Звали его лорд Драммонд.
Его шапочка с пером, камзол и короткие штаны были из зеленого бархата с нашитыми витыми золотыми нитями, образовывавшими своего рода кружево, подобно тому, что можно рассмотреть на портрете Карла IX кисти Клуэ. Шапочку обвивала цепочка с оправленными в Индии жемчужинами и драгоценными камнями. Плащ был подбит также привезенной с Востока серой тканью с золотыми цветами, похожей на те, что в XVI веке поставляла в Европу одна только Венеция. Пуговицами камзолу служили настоящие жемчужины.
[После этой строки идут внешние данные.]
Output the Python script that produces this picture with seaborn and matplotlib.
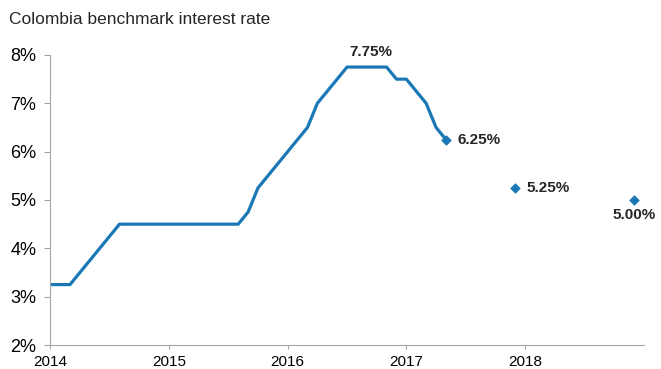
import matplotlib
matplotlib.use("Agg")
import matplotlib.pyplot as plt
import seaborn as sns
import pandas as pd
import numpy as np

# Monthly policy rate (month index counted from Jan 2014 = 0)
hist_month = [0, 1, 2, 3, 4, 5, 6, 7, 8, 9, 10, 11,
              12, 13, 14, 15, 16, 17, 18, 19, 20, 21, 22, 23,
              24, 25, 26, 27, 28, 29, 30, 31, 32, 33, 34, 35,
              36, 37, 38, 39, 40]
hist_rate = [3.25, 3.25, 3.25, 3.50, 3.75, 4.00, 4.25, 4.50, 4.50, 4.50, 4.50, 4.50,
             4.50, 4.50, 4.50, 4.50, 4.50, 4.50, 4.50, 4.50, 4.75, 5.25, 5.50, 5.75,
             6.00, 6.25, 6.50, 7.00, 7.25, 7.50, 7.75, 7.75, 7.75, 7.75, 7.75, 7.50,
             7.50, 7.25, 7.00, 6.50, 6.25]
point_month = [40, 47, 59]
point_rate = [6.25, 5.25, 5.00]
point_labels = ["6.25%", "5.25%", "5.00%"]
peak_label = "7.75%"
year_ticks = [2014, 2015, 2016, 2017, 2018]
y_ticks = [2, 3, 4, 5, 6, 7, 8]
title = "Colombia benchmark interest rate"

hist = pd.DataFrame({"x": 2014 + np.array(hist_month) / 12.0, "rate": hist_rate})
pts = pd.DataFrame({"x": 2014 + np.array(point_month) / 12.0, "rate": point_rate})

sns.set_style("white")
plt.rcParams["font.family"] = ["Liberation Sans", "DejaVu Sans"]
color = "#1A78B6"

fig = plt.figure(figsize=(6.61, 3.69), dpi=100)
ax = fig.add_axes([0.076, 0.065, 0.898, 0.786])

sns.lineplot(data=hist, x="x", y="rate", ax=ax, color=color, linewidth=2.3)
sns.scatterplot(data=pts, x="x", y="rate", ax=ax, color=color, marker="D",
                s=24, edgecolor=color, linewidth=0.5, zorder=5)

ax.set_xlim(2014, 2019)
ax.set_ylim(2, 8)
ax.set_xticks(year_ticks)
ax.set_xticklabels([str(y) for y in year_ticks], fontsize=11)
ax.set_yticks(y_ticks)
ax.set_yticklabels([f"{v}%" for v in y_ticks], fontsize=13)
ax.set_xlabel("")
ax.set_ylabel("")

for s in ["top", "right"]:
    ax.spines[s].set_visible(False)
for s in ["left", "bottom"]:
    ax.spines[s].set_color("#A6A6A6")
    ax.spines[s].set_linewidth(0.8)
ax.tick_params(axis="y", which="both", direction="out", length=4,
               color="#A6A6A6", width=0.8, pad=6, left=True,
               labelcolor="black")
ax.tick_params(axis="x", which="both", direction="out", length=3,
               color="#A6A6A6", width=0.8, pad=4, bottom=True,
               labelcolor="black")

# annotations
peak_x = hist["x"][hist["rate"].idxmax()]
ax.annotate(peak_label, (peak_x + 2 / 12, 7.75), xytext=(3, 6), textcoords="offset points",
            ha="center", va="bottom", fontsize=11, fontweight="bold")
for (x, y, lab, i) in zip(pts["x"], pts["rate"], point_labels, range(3)):
    if i < 2:
        ax.annotate(lab, (x, y), xytext=(8, 0), textcoords="offset points",
                    ha="left", va="center", fontsize=11, fontweight="bold")
    else:
        ax.annotate(lab, (x, y), xytext=(0, -6), textcoords="offset points",
                    ha="center", va="top", fontsize=11, fontweight="bold")

fig.text(0.014, 0.948, title, fontsize=12.5, ha="left", va="center")

fig.savefig("out.png", dpi=100)
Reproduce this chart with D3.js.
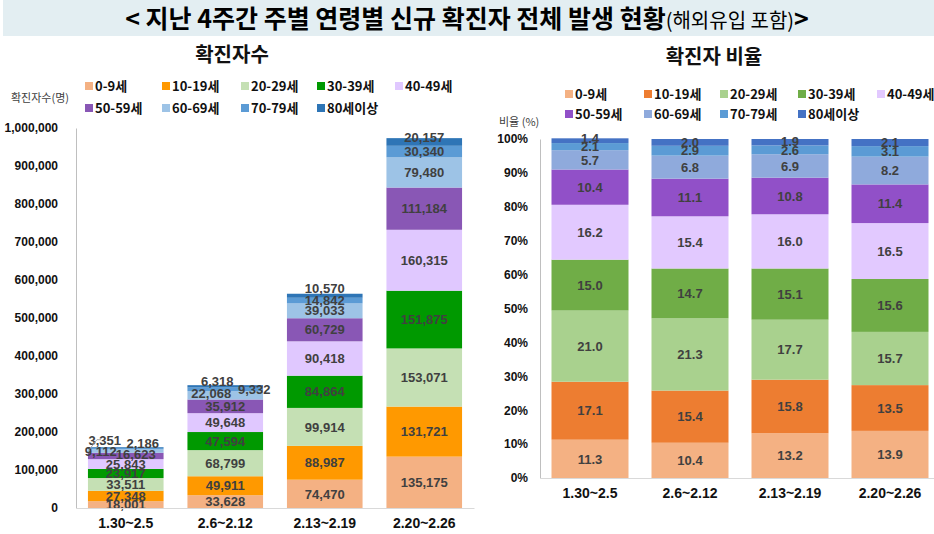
<!DOCTYPE html>
<html>
<head>
<meta charset="utf-8">
<title>연령별 신규 확진자 발생 현황</title>
<script src="https://cdn.jsdelivr.net/npm/d3@7"></script>
<style>
    body { margin: 0; background: #fff; font-family: "Noto Sans CJK KR", "Noto Sans", sans-serif; }
    svg text { font-family: "Noto Sans CJK KR", "Noto Sans", sans-serif; }
    .num { font-family: "Liberation Sans", Arial, sans-serif; font-weight: bold; }
</style>
</head>
<body>
<script>
// weeks and age groups
var weeks = ["1.30~2.5", "2.6~2.12", "2.13~2.19", "2.20~2.26"];
var ages = ["0-9세", "10-19세", "20-29세", "30-39세", "40-49세", "50-59세", "60-69세", "70-79세", "80세이상"];

// weekly case counts, one array per age group (in week order)
var cases0 = [18001, 33628, 74470, 135175];
var cases10 = [27348, 49911, 88987, 131721];
var cases20 = [33511, 68799, 99914, 153071];
var cases30 = [23917, 47594, 84864, 151875];
var cases40 = [25843, 49648, 90418, 160315];
var cases50 = [16623, 35912, 60729, 111184];
var cases60 = [9112, 22068, 39033, 79480];
var cases70 = [3351, 9332, 14842, 30340];
var cases80 = [2186, 6318, 10570, 20157];

// share of the week's cases (%)
var share0 = [11.3, 10.4, 13.2, 13.9];
var share10 = [17.1, 15.4, 15.8, 13.5];
var share20 = [21.0, 21.3, 17.7, 15.7];
var share30 = [15.0, 14.7, 15.1, 15.6];
var share40 = [16.2, 15.4, 16.0, 16.5];
var share50 = [10.4, 11.1, 10.8, 11.4];
var share60 = [5.7, 6.8, 6.9, 8.2];
var share70 = [2.1, 2.9, 2.6, 3.1];
var share80 = [1.4, 2.0, 1.9, 2.1];

var countTicks = [0, 100000, 200000, 300000, 400000, 500000, 600000, 700000, 800000, 900000, 1000000];
var shareTicks = [0, 10, 20, 30, 40, 50, 60, 70, 80, 90, 100];

var caseSeries = [cases0, cases10, cases20, cases30, cases40, cases50, cases60, cases70, cases80];
var shareSeries = [share0, share10, share20, share30, share40, share50, share60, share70, share80];

var countColors = ["#F4B183", "#FF9900", "#C5E0B4", "#009900", "#E0C8FF", "#8957B5", "#9DC3E6", "#5B9BD5", "#2E75B6"];
var shareColors = ["#F4B183", "#ED7D31", "#A9D18E", "#70AD47", "#E2C9FF", "#9150C8", "#8FAADC", "#5B9BD5", "#4472C4"];

// hand nudges for labels in the crowded thin segments: "week index|age index" -> [dx, dy]
var countNudge = {
    "0|5": [10, -2], "0|6": [-25, 0], "0|7": [-21, -8], "0|8": [17, -4],
    "1|6": [-14, -2], "1|7": [29, 0], "1|8": [-8, -5],
    "2|8": [0, -7], "3|8": [0, -5]
};
var shareNudge = { "0|8": [0, -2], "2|8": [0, -1] };

var W = 934, H = 534;
var svg = d3.select("body").append("svg").attr("width", W).attr("height", H);

// title banner
svg.append("rect").attr("x", 3).attr("y", 0).attr("width", W - 3).attr("height", 36).attr("fill", "#E3EEF2");
var title = svg.append("text").attr("x", W / 2).attr("y", 28).attr("text-anchor", "middle")
    .attr("fill", "#000");
title.append("tspan").attr("font-size", 25).attr("font-weight", "bold").text("< 지난 4주간 주별 연령별 신규 확진자 전체 발생 현황");
title.append("tspan").attr("font-size", 20).text("(해외유입 포함)");
title.append("tspan").attr("font-size", 25).attr("font-weight", "bold").text(">");

function stackRows(series) {
    return weeks.map(function (w, i) {
        var row = { week: w };
        ages.forEach(function (a, j) { row[a] = series[j][i]; });
        return row;
    });
}

function drawChart(opt) {
    var g = svg.append("g");
    var x = d3.scaleBand().domain(weeks).range([opt.x0, opt.x1]).paddingInner(opt.pad).paddingOuter(opt.pad / 2);
    var y = d3.scaleLinear().domain([0, opt.max]).range([opt.y0, opt.y1]);
    var color = d3.scaleOrdinal().domain(ages).range(opt.colors);
    var stack = d3.stack().keys(ages)(stackRows(opt.series));

    // subtitle
    g.append("text").attr("x", opt.titleX).attr("y", opt.titleY).attr("text-anchor", "middle")
        .attr("font-size", 20).attr("font-weight", "bold").attr("fill", "#111").text(opt.title);

    // unit label
    g.append("text").attr("x", opt.unitX).attr("y", opt.unitY).attr("font-size", 11)
        .attr("fill", "#404040").text(opt.unit);

    // legend
    var leg = g.selectAll(".leg").data(ages).enter().append("g")
        .attr("transform", function (d, i) {
            return "translate(" + opt.legX[i % 5] + "," + (i < 5 ? opt.legY[0] : opt.legY[1]) + ")";
        });
    leg.append("rect").attr("x", 0).attr("y", -4).attr("width", 8).attr("height", 8).attr("fill", function (d) { return color(d); });
    leg.append("text").attr("x", 10).attr("y", 5).attr("font-size", 13).attr("font-weight", "bold")
        .attr("fill", "#111").text(function (d) { return d; });

    // bars
    stack.forEach(function (layer, j) {
        g.selectAll(null).data(layer).enter().append("rect")
            .attr("x", function (d) { return x(d.data.week); })
            .attr("width", x.bandwidth())
            .attr("y", function (d) { return y(d[1]); })
            .attr("height", function (d) { return y(d[0]) - y(d[1]); })
            .attr("fill", color(ages[j]));
    });

    // value labels
    stack.forEach(function (layer, j) {
        layer.forEach(function (d, i) {
            var n = opt.nudge[i + "|" + j] || [0, 0];
            var v = d[1] - d[0];
            g.append("text").attr("class", "num")
                .attr("x", x(d.data.week) + x.bandwidth() / 2 + n[0])
                .attr("y", y((d[0] + d[1]) / 2) + n[1])
                .attr("dy", "0.36em").attr("text-anchor", "middle")
                .attr("font-size", opt.labelSize).attr("fill", "#404040")
                .text(opt.fmt(v));
        });
    });

    // axes
    var yAxis = d3.axisLeft(y).tickValues(opt.ticks).tickSize(0).tickPadding(opt.tickPad).tickFormat(opt.tickFmt);
    var ya = g.append("g").attr("transform", "translate(" + opt.x0 + ",0)").call(yAxis);
    ya.select(".domain").attr("stroke", "#BFBFBF");
    ya.selectAll("text").attr("class", "num").attr("font-size", 12).attr("fill", "#111");

    var xAxis = d3.axisBottom(x).tickSize(0).tickPadding(10);
    var xa = g.append("g").attr("transform", "translate(0," + opt.y0 + ")").call(xAxis);
    xa.select(".domain").attr("stroke", "#D9D9D9");
    xa.selectAll("text").attr("class", "num").attr("font-size", 14).attr("fill", "#111");

    return { x: x, y: y, stack: stack };
}

var left = drawChart({
    series: caseSeries, colors: countColors, max: 1000000, ticks: countTicks,
    x0: 76, x1: 474, y0: 508, y1: 128, pad: 0.24, tickPad: 18,
    tickFmt: d3.format(","), fmt: d3.format(","), labelSize: 13, nudge: countNudge,
    title: "확진자수", titleX: 232, titleY: 62,
    unit: "확진자수(명)", unitX: 11, unitY: 102,
    legX: [85, 162, 241, 317, 395], legY: [86, 108]
});

var right = drawChart({
    series: shareSeries, colors: shareColors, max: 100, ticks: shareTicks,
    x0: 540, x1: 940, y0: 478, y1: 139, pad: 0.23, tickPad: 12,
    tickFmt: function (d) { return d + "%"; }, fmt: d3.format(".1f"), labelSize: 13, nudge: shareNudge,
    title: "확진자 비율", titleX: 714, titleY: 64,
    unit: "비율 (%)", unitX: 499, unitY: 126,
    legX: [565, 644, 720, 798, 877], legY: [94, 114]
});

// leader line for the tiny 70-79 segment of the first week
var s = left.stack[7][0];
var bx = left.x(weeks[0]);
var by = left.y((s[0] + s[1]) / 2);
svg.append("path")
    .attr("d", d3.line()([[bx + 2, by], [bx + 9, by - 9], [bx + 13, by - 9]]))
    .attr("fill", "none").attr("stroke", "#A6A6A6").attr("stroke-width", 1);
</script>
</body>
</html>
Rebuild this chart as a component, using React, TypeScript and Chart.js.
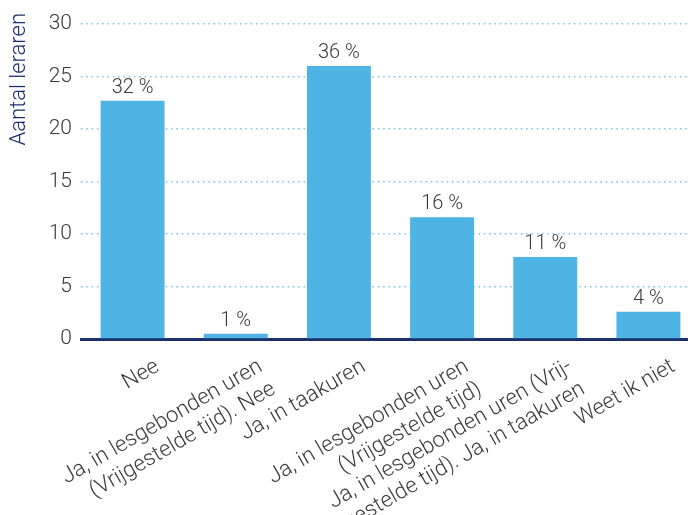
import React, { useEffect, useRef } from "react";
import { Chart, registerables } from "chart.js";

Chart.register(...registerables);

const categories: string[][] = [
  ["Nee"],
  ["Ja, in lesgebonden uren", "(Vrijgestelde tijd). Nee"],
  ["Ja, in taakuren"],
  ["Ja, in lesgebonden uren", "(Vrijgestelde tijd)"],
  ["Ja, in lesgebonden uren (Vrij-", "gestelde tijd). Ja, in taakuren"],
  ["Weet ik niet"],
];
const values: number[] = [22.7, 0.5, 26.0, 11.6, 7.8, 2.6];
const percentLabels: string[] = ["32%", "1%", "36%", "16%", "11%", "4%"];
const yTitle = "Aantal leraren";

const FONT = "Roboto, 'Liberation Sans', Arial, sans-serif";
const TEXT = "#3a3a3a";
const NAVY = "#1b2f6e";
const BAR = "#4eb4e3";

const percentPlugin = {
  id: "percentLabels",
  afterDatasetsDraw(chart: any) {
    const ctx = chart.ctx;
    const meta = chart.getDatasetMeta(0);
    ctx.save();
    ctx.font = `300 20px ${FONT}`;
    ctx.fillStyle = TEXT;
    ctx.textAlign = "center";
    ctx.textBaseline = "alphabetic";
    meta.data.forEach((bar: any, i: number) => {
      ctx.fillText(percentLabels[i].replace("%", " %"), bar.x, bar.y - 8);
    });
    ctx.restore();
  },
};

const titlePlugin = {
  id: "yTitle",
  afterDraw(chart: any) {
    const ctx = chart.ctx;
    ctx.save();
    ctx.translate(19, 13);
    ctx.rotate(-Math.PI / 2);
    ctx.font = `300 22px ${FONT}`;
    ctx.fillStyle = NAVY;
    ctx.textAlign = "right";
    ctx.textBaseline = "middle";
    ctx.fillText(yTitle, 0, 0);
    ctx.restore();
  },
};

export default function App() {
  const ref = useRef<HTMLCanvasElement>(null);
  useEffect(() => {
    if (!ref.current) return;
    const chart = new Chart(ref.current, {
      type: "bar",
      data: {
        labels: categories,
        datasets: [
          {
            data: values,
            backgroundColor: BAR,
            borderWidth: 0,
            barPercentage: 0.62,
            categoryPercentage: 1,
          },
        ],
      },
      options: {
        animation: false,
        responsive: false,
        layout: { padding: { top: 24, left: 0, right: 0, bottom: 0 } },
        plugins: {
          legend: { display: false },
          tooltip: { enabled: false },
        },
        scales: {
          x: {
            grid: { display: false, drawTicks: false },
            border: { display: true, color: NAVY, width: 3 },
            ticks: {
              autoSkip: false,
              minRotation: 30,
              maxRotation: 30,
              labelOffset: 25,
              padding: 15,
              color: TEXT,
              font: { family: FONT, size: 22, weight: "300" as any, lineHeight: "26px" },
            },
            afterFit(scale: any) {
              scale.height = 176;
            },
          },
          y: {
            min: 0,
            max: 30,
            grid: {
              drawTicks: false,
              color: "#72c7ec",
              lineWidth: 1.5,
            },
            border: { display: false, dash: [1.5, 3.8] },
            ticks: {
              stepSize: 5,
              padding: 9,
              color: TEXT,
              font: { family: FONT, size: 21, weight: "300" as any },
            },
            afterFit(scale: any) {
              scale.width = 81;
            },
          },
        },
      },
      plugins: [percentPlugin, titlePlugin],
    });
    return () => chart.destroy();
  }, []);
  return (
    <div
      style={{
        position: "absolute",
        left: 0,
        top: 0,
        width: 688,
        height: 515,
        overflow: "hidden",
        background: "#fff",
      }}
    >
      <canvas ref={ref} width={700} height={515} style={{ display: "block" }} />
    </div>
  );
}
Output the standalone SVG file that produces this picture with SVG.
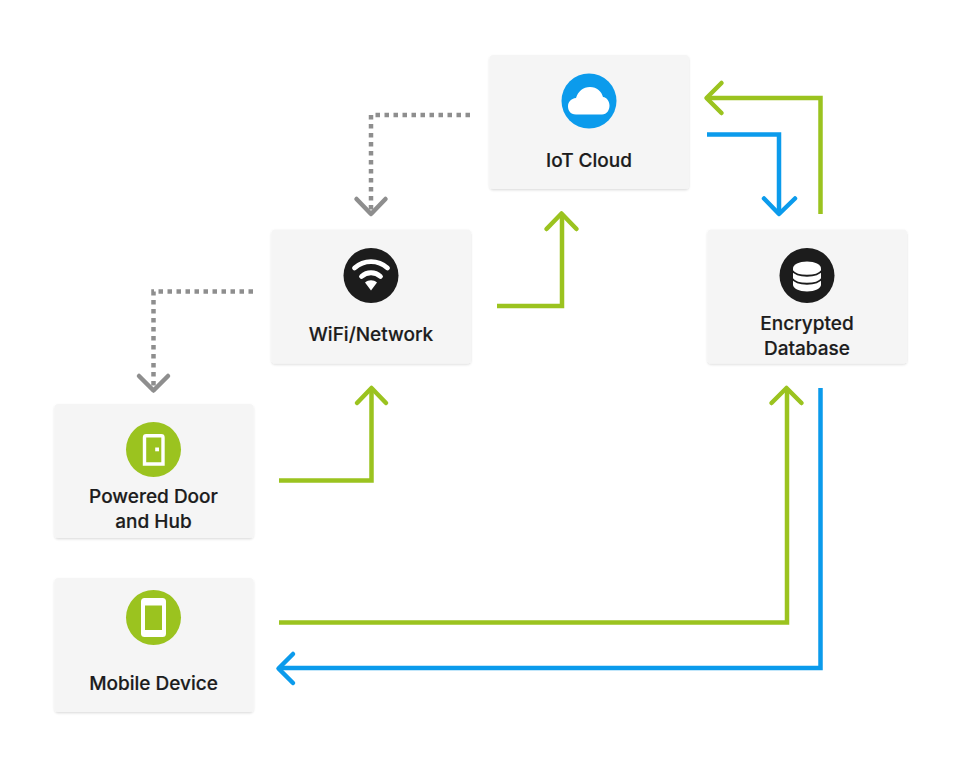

Шпага изысканной работы, хранившаяся в его семействе целых три сотни лет, висела у него на боку, а ее перевязь украшал великолепный кошель с резными узорами, некогда принадлежавший самому Генриху III.
Все глаза, завороженные таким богатым и искусно выдержанным в старинном духе одеянием, были прикованы к лорду Драммонду, который, кстати, явился не один, и его спутник тоже не замедлил привлечь к себе всеобщее внимание.
Впрочем, почти каждый из костюмированных вельмож имел при себе пажа, шута или адъютанта — фигуру второго плана, призванную способствовать совершенству ансамбля.
Лорда же Драммонда сопровождал не то врач, не то астролог, каких охотно держали в знатных средневековых семьях. Одет он был очень просто: в длинный бархатный плащ, перетянутый массивной цепью из чистого серебра, а его лицо украшала роскошная белая борода, закрывавшая почти всю грудь. Столь же густые седые волосы были полуприкрыты меховым колпаком.
На этого персонажа никто и не обратил бы внимания, если бы блеск наряда лорда Драммонда не вызвал всеобщего восхищения, но как только его лицо попадало на глаза, оно тотчас приковывало к себе; таким образом, взгляд сначала падал на лорда, но потом уже не мог оторваться от астролога.
При всей простоте его одеяние не могло вызвать ни единой придирки у самого изощренного и привередливого знатока. Никакой упущенной или фальшивой черточки из тех, что раздражают археолога так же, как грамматика — ошибки орфографии. Словно ожил портрет кисти какого-то старинного живописца, каждой складкой одежды, каждой морщиной лица свидетельствовавший о своей подлинности.
При всем том костюм служил лишь необходимым дополнением: само лицо возбуждало всеобщий интерес и притягивало любопытные взоры. Да и фигура, посадка головы — малейший жест излучал силу, мужественность и властность. А белизна бороды и шевелюры при внимательном взгляде противоречили несокрушимой пронзительности серых глаз и гладкости обширного лба без единой морщины.
В ту минуту, когда строгий этикет, диктуемый исторической достоверностью, был поколеблен и сменился неразберихой бала, в разных местах зала сбивались кучки недоумевающих, пытавшихся выяснить, кто же этот спутник лорда Драммонда. Но либо он сильно изменил свою внешность, либо еще не завел ни с кем знакомства — как бы то ни было, его имени не знал никто.
— Черт побери! — воскликнул граф де Белле. — Есть простой способ узнать истину. Сейчас я сам спрошу у лорда Драммонда.
— Господа, это ни к чему, — раздался чей-то голос у него за спиной.
Граф и его собеседники обернулись — с противоположной стороны салона к ним обращался сам астролог: он расслышал, о чем они беседовали, хотя музыка заглушала их голоса.
— Вам незачем, господин граф, беспокоиться по такому пустячному поводу, — продолжал он, приближаясь к ним. — Вам интересно узнать мое имя? А разве его нельзя угадать по моему облачению? Меня зовут Нострадамус.
— Собственной персоной? — спросил, улыбаясь, граф.
— Собственной персоной, — без тени иронии сурово ответил незнакомец.